The findings of enhanced behavioral nociceptive responses after, but not before, nerve injury in the Huang study are interesting in light of recent findings from a study of sleep fragmentation in a mouse model of muscle sensitization.25 The induction of muscle sensitization requires two injections of acidified saline into the muscle spaced 5 days apart. Sleep fragmentation by forced locomotion applied for 5 days after, but not before, the first injection lead to an exacerbation of muscle hypersensitivity and to increased sleep fragmentation both during the light and dark periods. In both of these studies,6,25 there was no control for the increased walking sleep deprived animals had to experience. Thus, the extent to which prolonged weight bearing or frequent and increased limb movements contributed to the exacerbation of nociception, glial cell activity, or muscle hypersensitivity is not known.
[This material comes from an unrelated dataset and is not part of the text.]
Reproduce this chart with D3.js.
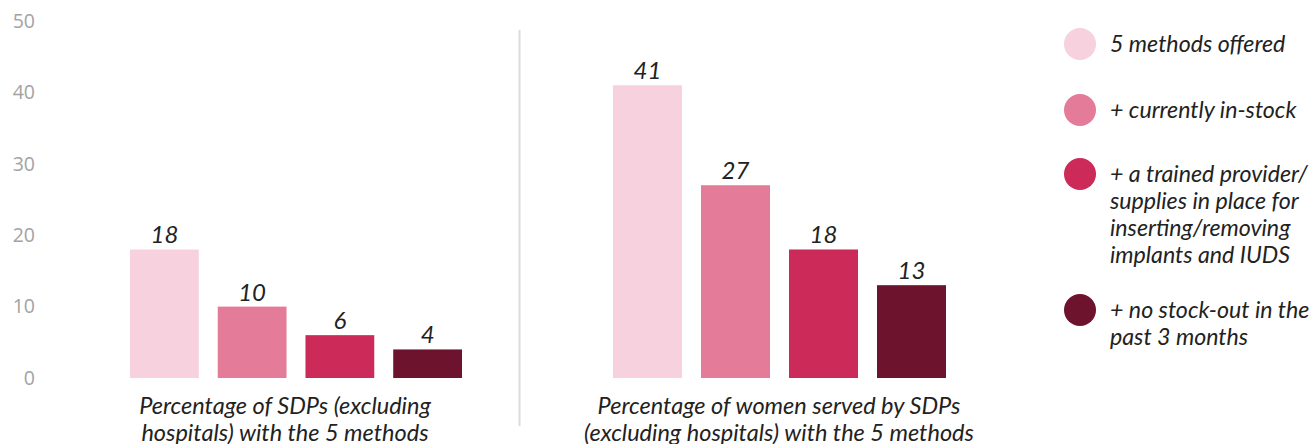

There is a substantial and growing clinical and experimental literature on the interaction of pain and sleep.2,26 Recent longitudinal and prospective studies of pain and sleep in humans have revealed that sleep duration and disturbed sleep more reliably predict future pain than pain predicts disturbed sleep.27 Most studies of sleep in preclinical pain models show sleep fragmentation and reduced slow wave and REM sleep, but not total sleep deprivation.28,29 Sleep fragmentation or sleep restriction paradigms may better model disrupted sleep effects on nociception and inflammation,25,30 and use of the TSD paradigm ought to be reconsidered. In future studies, to enhance the relevance of findings from preclinical studies to chronic pain in humans, investigators ought to (a) conduct nociceptive testing in animals during the dark period of the diurnal cycle when rodents are awake, (b) include the study of females, and (c) monitor stress reactivity. Behavioral studies of nociceptive responses in rats show lower pain thresholds during NREM sleep compared to waking during the light period.31 Female sex and stress reactivity confer heightened susceptibility to develop persistent pain.29,30 Although there are challenges to the use of preclinical models, these models provide unique knowledge about neurobiological mechanisms that underlie sleep and pain interactions, and importantly, the identification of new therapies.
CITATION
Landis CA. Is melatonin the next “new” therapy to improve sleep and reduce pain? SLEEP 2014;37(9):1405-1406.
DISCLOSURE STATEMENT
Dr. Landis has received support through grants from the National Institute of Nursing Research, T32NR007106, NR012734, and Center for Research on Management of Sleep Disturbances, NR011400.